At some point, Avi took over from his staff all care of this man and his girlfriend, asking every 15 minutes if there was something they needed, something he could get them.
There was generally a pinwheel of activity at the restaurant that ended in a dock over the bay, people coming through to take tours, surfers loading boards on Pangas, locals or near locals gathered for lunch, and a mix of languages, with English not the most common. Angry Bird scowled and looked out over the bay.
Avi was once on the phone speaking Hebrew to a friend or business associate. Many in Bocas are from Israel. When he clicked off, Angry Bird asked, “What language was that you were speaking?”
“That was Hebrew,” Avi said.
“Is that like Yiddish?”
Avi gave an explanation of the difference, most of which Angry Bird did not seem interested in. When he stood up a little later, he banged his head on the TV that hung from the post over the table. It was a good thwack and made my head hurt just from the sound.
He sat right back down, rubbing his head from the pain, glowered up at the TV, looked down at the table.
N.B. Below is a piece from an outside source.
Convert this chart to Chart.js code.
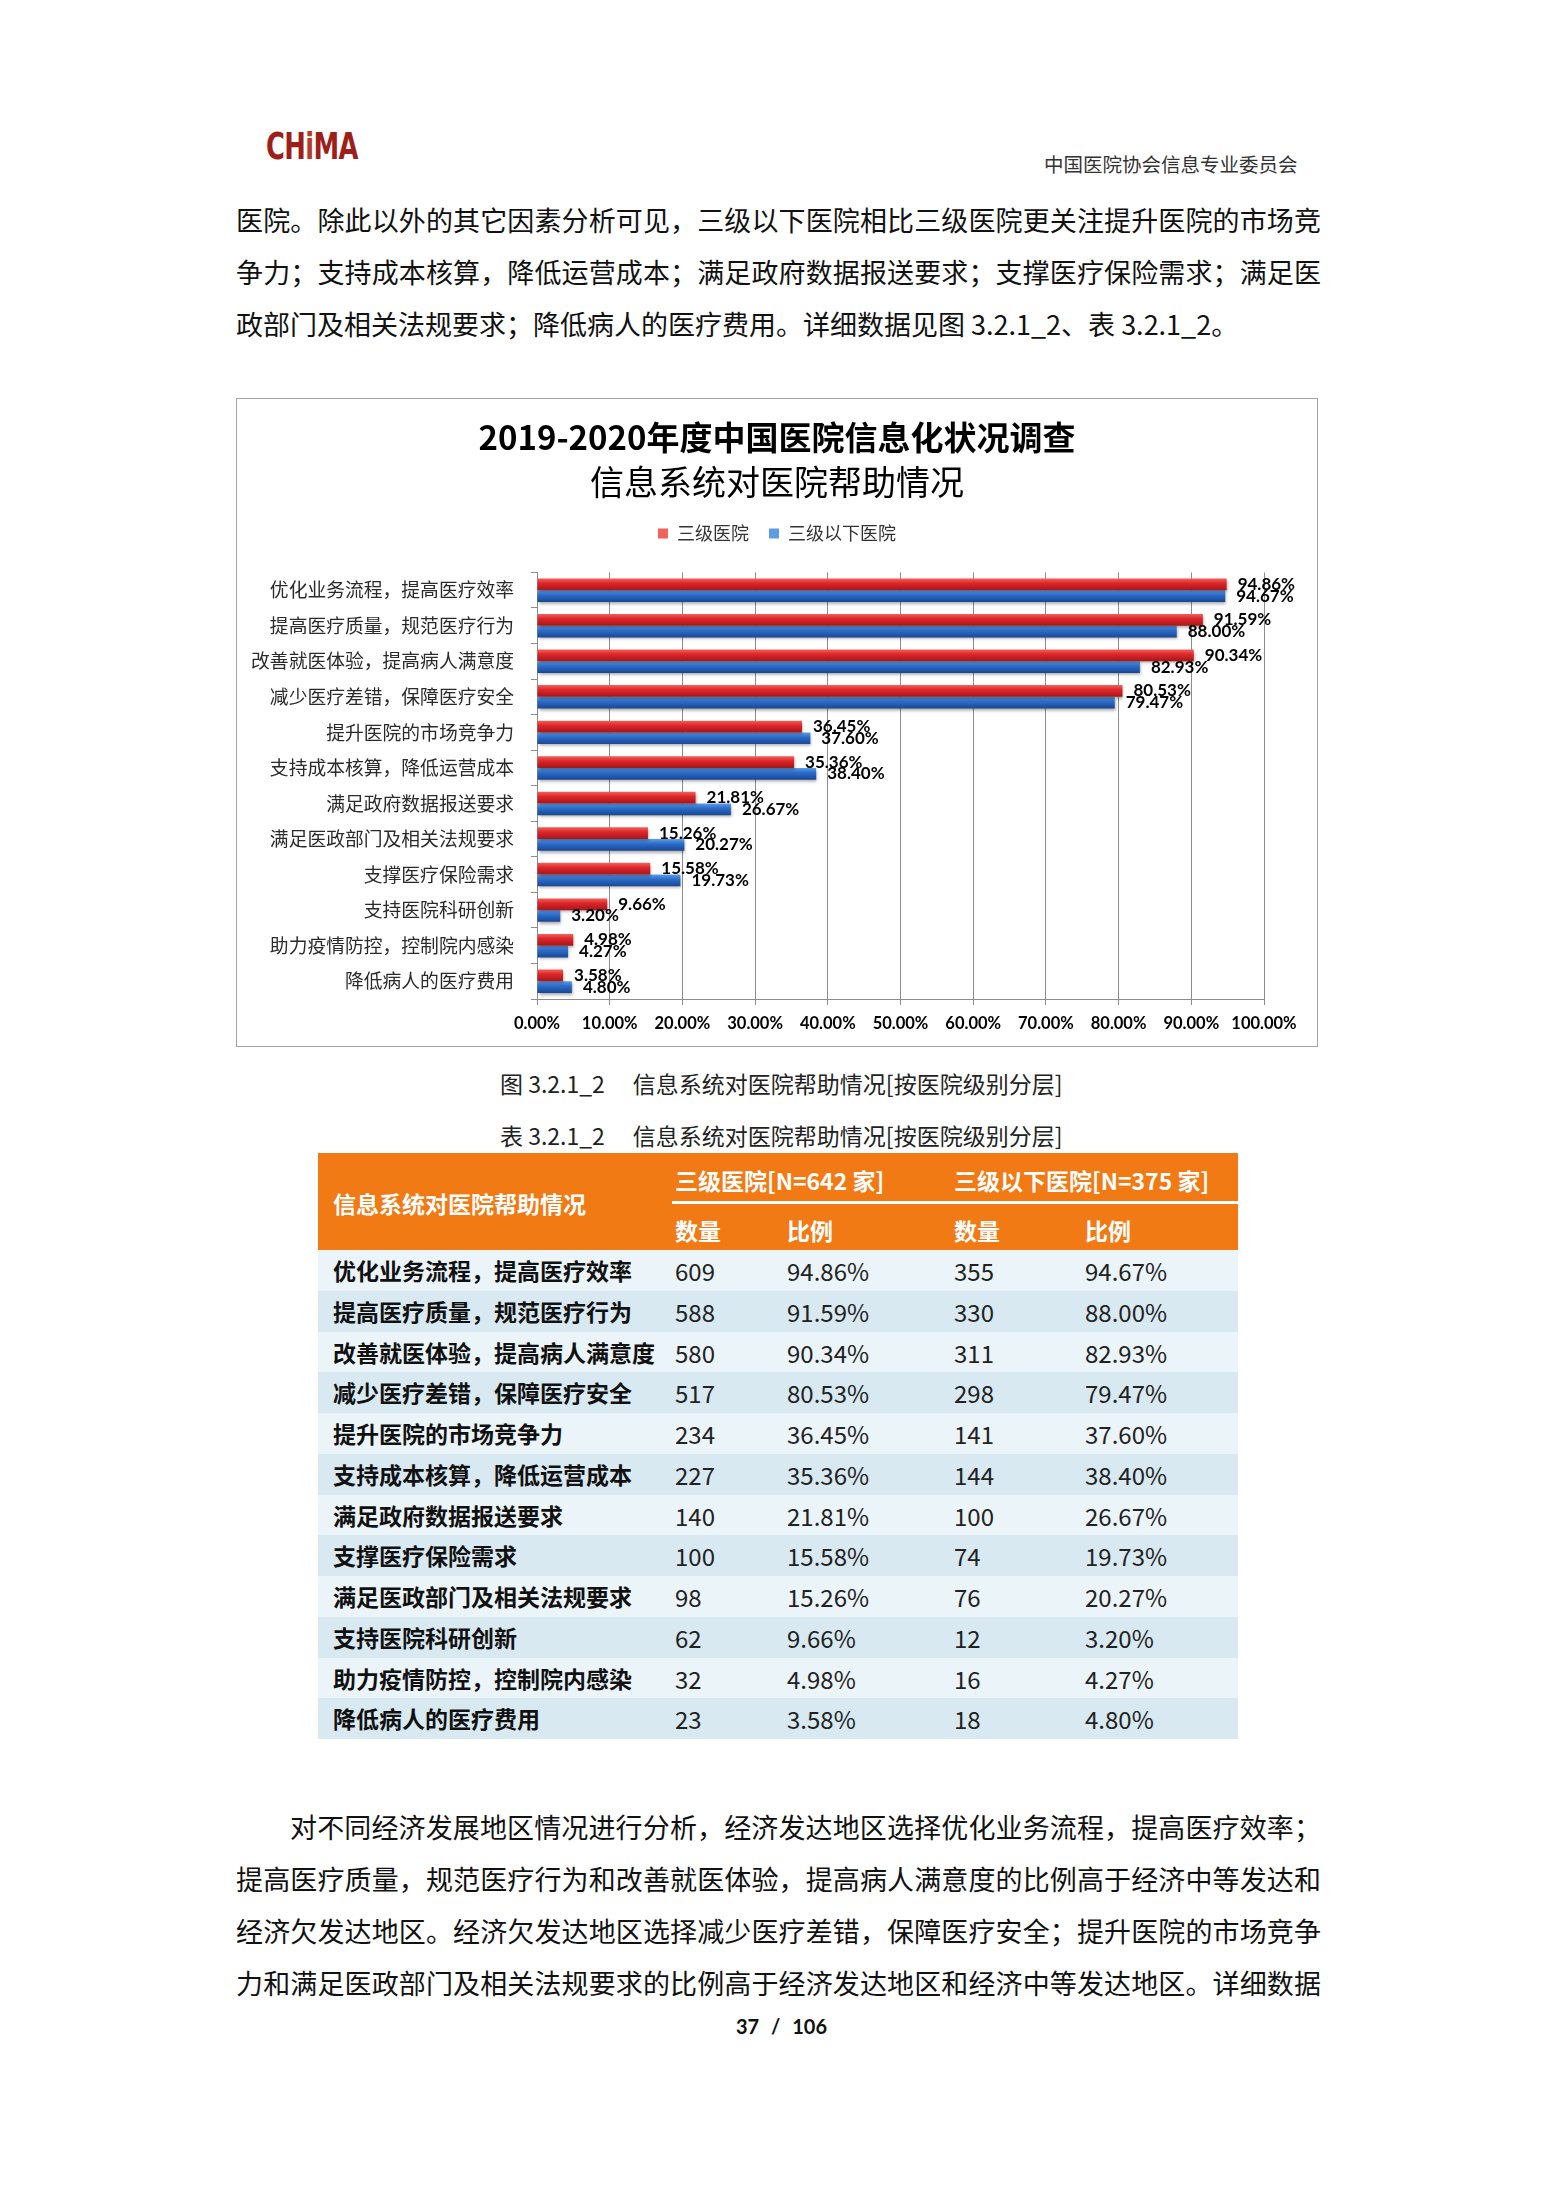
<!DOCTYPE html>
<html>
<head>
<meta charset="utf-8">
<script src="https://cdn.jsdelivr.net/npm/chart.js@4.4.1/dist/chart.umd.min.js"></script>
<style>
html,body{margin:0;padding:0;background:#fff;}
body{width:1555px;height:2199px;position:relative;overflow:hidden;font-family:"Noto Sans CJK SC","Noto Sans",sans-serif;color:#111;}
.abs{position:absolute;white-space:nowrap;}
.line{position:absolute;left:236px;width:1085px;font-size:27px;line-height:36px;height:36px;color:#111;overflow:visible;}
.just{text-align:justify;text-align-last:justify;}
#chartBox{position:absolute;left:236px;top:398px;width:1082px;height:649px;box-sizing:border-box;border:1px solid #a3a3a3;background:#fff;}
#chartBox canvas{display:block;}
.cap{position:absolute;left:500px;font-size:23px;line-height:28px;color:#222;white-space:nowrap;}
.th{position:absolute;color:#fff;font-weight:bold;font-size:23px;line-height:30px;white-space:nowrap;}
.row{position:absolute;left:318px;width:920px;height:41px;}
.cell{position:absolute;top:0;line-height:41px;font-size:24px;color:#222;white-space:nowrap;}
.lab{font-weight:bold;font-size:23px;color:#111;}
</style>
</head>
<body>

<!-- page header -->
<div class="abs" style="left:266px;top:127px;height:38px;font-family:'DejaVu Sans',sans-serif;font-weight:bold;font-size:38px;line-height:38px;color:#9e1e1a;transform:scaleX(0.68);transform-origin:left center;letter-spacing:-1px;">CH<span style="color:#b83a2a">i</span>MA</div>
<div class="abs" style="left:1044px;top:151px;font-size:19.5px;line-height:26px;color:#333;">中国医院协会信息专业委员会</div>

<div class="line just" style="top:202px;">医院。除此以外的其它因素分析可见，三级以下医院相比三级医院更关注提升医院的市场竞</div>
<div class="line just" style="top:254px;">争力；支持成本核算，降低运营成本；满足政府数据报送要求；支撑医疗保险需求；满足医</div>
<div class="line" style="top:306px;">政部门及相关法规要求；降低病人的医疗费用。详细数据见图 3.2.1_2、表 3.2.1_2。</div>

<div id="chartBox"><canvas id="c"></canvas></div>

<div class="cap" style="top:1069px;">图 3.2.1_2<span style="margin-left:28px">信息系统对医院帮助情况[按医院级别分层]</span></div>
<div class="cap" style="top:1121px;">表 3.2.1_2<span style="margin-left:28px">信息系统对医院帮助情况[按医院级别分层]</span></div>

<div id="table"></div>

<div class="line" style="top:1809px;padding-left:54px;width:1031px;" ><div class="just">对不同经济发展地区情况进行分析，经济发达地区选择优化业务流程，提高医疗效率；</div></div>
<div class="line just" style="top:1861px;">提高医疗质量，规范医疗行为和改善就医体验，提高病人满意度的比例高于经济中等发达和</div>
<div class="line just" style="top:1913px;">经济欠发达地区。经济欠发达地区选择减少医疗差错，保障医疗安全；提升医院的市场竞争</div>
<div class="line just" style="top:1965px;">力和满足医政部门及相关法规要求的比例高于经济发达地区和经济中等发达地区。详细数据</div>

<div class="abs" style="left:736px;top:2013px;font-family:Lato,sans-serif;font-weight:bold;font-size:20px;line-height:26px;word-spacing:7px;color:#111;">37 / 106</div>

<script>
// ---------- chart data ----------
const categories = [
  '优化业务流程，提高医疗效率',
  '提高医疗质量，规范医疗行为',
  '改善就医体验，提高病人满意度',
  '减少医疗差错，保障医疗安全',
  '提升医院的市场竞争力',
  '支持成本核算，降低运营成本',
  '满足政府数据报送要求',
  '满足医政部门及相关法规要求',
  '支撑医疗保险需求',
  '支持医院科研创新',
  '助力疫情防控，控制院内感染',
  '降低病人的医疗费用'
];
const seriesNames = ['三级医院', '三级以下医院'];
const level3Pct = [94.86, 91.59, 90.34, 80.53, 36.45, 35.36, 21.81, 15.26, 15.58, 9.66, 4.98, 3.58];
const belowLevel3Pct = [94.67, 88.00, 82.93, 79.47, 37.60, 38.40, 26.67, 20.27, 19.73, 3.20, 4.27, 4.80];
const xTickLabels = ['0.00%', '10.00%', '20.00%', '30.00%', '40.00%', '50.00%', '60.00%', '70.00%', '80.00%', '90.00%', '100.00%'];
const chartTitle = '2019-2020年度中国医院信息化状况调查';
const chartSubtitle = '信息系统对医院帮助情况';

// ---------- table data ----------
const tableTitle = '信息系统对医院帮助情况';
const tableGroups = ['三级医院[N=642 家]', '三级以下医院[N=375 家]'];
const tableSubHeads = ['数量', '比例', '数量', '比例'];
const tableRows = [
  '优化业务流程，提高医疗效率',
  '提高医疗质量，规范医疗行为',
  '改善就医体验，提高病人满意度',
  '减少医疗差错，保障医疗安全',
  '提升医院的市场竞争力',
  '支持成本核算，降低运营成本',
  '满足政府数据报送要求',
  '支撑医疗保险需求',
  '满足医政部门及相关法规要求',
  '支持医院科研创新',
  '助力疫情防控，控制院内感染',
  '降低病人的医疗费用'
];
const tCount3 = [609, 588, 580, 517, 234, 227, 140, 100, 98, 62, 32, 23];
const tPct3 = ['94.86%', '91.59%', '90.34%', '80.53%', '36.45%', '35.36%', '21.81%', '15.58%', '15.26%', '9.66%', '4.98%', '3.58%'];
const tCount2 = [355, 330, 311, 298, 141, 144, 100, 74, 76, 12, 16, 18];
const tPct2 = ['94.67%', '88.00%', '82.93%', '79.47%', '37.60%', '38.40%', '26.67%', '19.73%', '20.27%', '3.20%', '4.27%', '4.80%'];

// ---------- build table ----------
(function(){
  const T = document.getElementById('table');
  let h = '';
  h += '<div class="abs" style="left:318px;top:1153px;width:920px;height:97px;background:#f27a14;"></div>';
  h += '<div class="abs" style="left:672px;top:1201px;width:566px;height:3px;background:#fff;"></div>';
  h += '<div class="th" style="left:333px;top:1188px;">' + tableTitle + '</div>';
  h += '<div class="th" style="left:675px;top:1165px;">' + tableGroups[0] + '</div>';
  h += '<div class="th" style="left:954px;top:1165px;">' + tableGroups[1] + '</div>';
  const subX = [675, 787, 954, 1085];
  tableSubHeads.forEach((s, i) => { h += '<div class="th" style="left:' + subX[i] + 'px;top:1215px;">' + s + '</div>'; });
  const rowH = 40.75;
  tableRows.forEach((r, i) => {
    const top = 1250 + i * rowH;
    const bg = i % 2 === 0 ? '#ebf4f9' : '#d8e9f2';
    h += '<div class="row" style="top:' + top + 'px;background:' + bg + ';">';
    h += '<div class="cell lab" style="left:15px;">' + r + '</div>';
    h += '<div class="cell" style="left:' + (subX[0] - 318) + 'px;">' + tCount3[i] + '</div>';
    h += '<div class="cell" style="left:' + (subX[1] - 318) + 'px;">' + tPct3[i] + '</div>';
    h += '<div class="cell" style="left:' + (subX[2] - 318) + 'px;">' + tCount2[i] + '</div>';
    h += '<div class="cell" style="left:' + (subX[3] - 318) + 'px;">' + tPct2[i] + '</div>';
    h += '</div>';
  });
  T.innerHTML = h;
})();

// ---------- chart ----------
const CJK = '"Noto Sans CJK SC", "Noto Sans", sans-serif';
const LAT = 'Lato, "Open Sans", sans-serif';
const CAT_PCT = 0.66;

function gradientFill(stops, dsIndex) {
  return (c) => {
    if (c.type !== 'data') return stops[1];
    const chart = c.chart, ys = chart.scales.y;
    if (!ys || !isFinite(ys.height) || ys.height <= 0) return stops[1];
    const n = chart.data.labels.length;
    const center = ys.getPixelForValue(c.dataIndex);
    const half = ys.height / n * CAT_PCT / 2;
    const top = dsIndex === 0 ? center - half : center;
    const bot = top + half;
    if (!isFinite(top) || !isFinite(bot)) return stops[1];
    const g = chart.ctx.createLinearGradient(0, top, 0, bot);
    g.addColorStop(0, stops[0]);
    g.addColorStop(0.4, stops[1]);
    g.addColorStop(1, stops[2]);
    return g;
  };
}

const shadowPlugin = {
  id: 'barShadow',
  beforeDatasetsDraw(chart) {
    const c = chart.ctx;
    c.save();
    c.shadowColor = 'rgba(0,0,0,0.35)';
    c.shadowBlur = 3;
    c.shadowOffsetX = 1;
    c.shadowOffsetY = 2;
  },
  afterDatasetsDraw(chart) { chart.ctx.restore(); }
};

const labelPlugin = {
  id: 'valueLabels',
  afterDatasetsDraw(chart) {
    const c = chart.ctx;
    c.save();
    c.font = 'bold 17px ' + LAT;
    c.fillStyle = '#000';
    c.textAlign = 'left';
    c.textBaseline = 'middle';
    chart.data.datasets.forEach((ds, i) => {
      chart.getDatasetMeta(i).data.forEach((el, j) => {
        c.fillText(ds.data[j].toFixed(2) + '%', el.x + 11, el.y);
      });
    });
    c.restore();
  }
};

new Chart(document.getElementById('c'), {
  type: 'bar',
  data: {
    labels: categories,
    datasets: [
      { label: seriesNames[0], data: level3Pct,
        backgroundColor: gradientFill(['#f0625a', '#e0262a', '#a3161a'], 0),
        categoryPercentage: CAT_PCT, barPercentage: 1, borderWidth: 0 },
      { label: seriesNames[1], data: belowLevel3Pct,
        backgroundColor: gradientFill(['#5d9de6', '#2b6dcc', '#1a468f'], 1),
        categoryPercentage: CAT_PCT, barPercentage: 1, borderWidth: 0 }
    ]
  },
  options: {
    indexAxis: 'y',
    responsive: true,
    maintainAspectRatio: false,
    animation: false,
    layout: { padding: 0 },
    plugins: {
      title: { display: true, text: chartTitle, color: '#000',
        font: { family: CJK, size: 33, weight: 'bold', lineHeight: 1.2 },
        padding: { top: 18.2, bottom: 5 } },
      subtitle: { display: true, text: chartSubtitle, color: '#000',
        font: { family: CJK, size: 34, weight: 'normal', lineHeight: 1.2 },
        padding: { top: 0, bottom: 1.8 } },
      legend: { position: 'top', align: 'center',
        labels: { boxWidth: 10, boxHeight: 10, padding: 20, color: '#333',
          font: { family: CJK, size: 18 } } },
      tooltip: { enabled: false }
    },
    scales: {
      x: { type: 'linear', axis: 'x', position: 'bottom', min: 0, max: 100,
        ticks: { stepSize: 10, autoSkip: false, maxRotation: 0, padding: 9, color: '#000',
          font: { family: LAT, size: 16.5, weight: 'bold' },
          callback: (v, i) => xTickLabels[i] },
        grid: { color: '#8c8c8c', lineWidth: 1, tickLength: 6 },
        border: { color: '#8c8c8c' },
        afterFit: (s) => { s.height = 47; } },
      xTop: { type: 'linear', axis: 'x', position: 'top', display: true,
        ticks: { display: false }, grid: { display: false }, border: { display: false },
        afterFit: (s) => { s.height = 20; } },
      y: { type: 'category', axis: 'y', position: 'left',
        ticks: { autoSkip: false, padding: 17, color: '#2a2a2a', font: { family: CJK, size: 18.8 } },
        grid: { offset: true, drawOnChartArea: false, tickLength: 6, color: '#8c8c8c' },
        border: { color: '#8c8c8c' },
        afterFit: (s) => { s.width = 300; } },
      yRight: { type: 'linear', axis: 'y', position: 'right', display: true,
        ticks: { display: false }, grid: { display: false }, border: { display: false },
        afterFit: (s) => { s.width = 53; } }
    }
  },
  plugins: [shadowPlugin, labelPlugin]
});
</script>
</body>
</html>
When his girlfriend asked if he was alright, he said he should have just stayed home, where he knew where everything was.
Later he asked Avi where there was a good restaurant, and when Avi wrote out his list, as he had done for me and for others, Angry Bird asked if Avi would go with them.
“I don’t speak the language. What would you think about coming along and helping us out?”
“Of course, I would like very much to do this,” said Avi.
When I complimented Avi for his professionalism and patience, Avi said, “There is always a story. If I react in the wrong way, it is on me, it would poison my whole day. I choose not to let that happen.” I wanted to ask how long Angry Bird planned to stay at the hotel, but knew they had as much right to be there as me.
Then the lights went out in Bocas. The entire island was dark. Avi taped flashlights in the hotel hallways and to posts on the deck for the guests. I went to get the cash I needed to pay my bill from the ATM at the bank on the other side of town.
While I was gone, Angry Bird managed to bring out an iPad or something, a music player of some sort, and for everyone’s enjoyment played an assortment of his favorite songs from the 70s and 80s, and of course there was Country.
He and his girlfriend got good and drunk, began to start conversations with everyone else, regardless of how far away they were sitting. If that was across the deck, Angry Bird and girlfriend just raised their voices. If the other person was from Boston, they talked about the bombing at the Boston Marathon. If they were from New York, it was the 9/11 terrorist attacks.
They didn’t have much to say to me, I was from Oregon, nothing much happens there and I didn’t much encourage the exchange.
So, even though the lights went out in Bocas, that had nothing to do with my decision to leave. It was just time to go.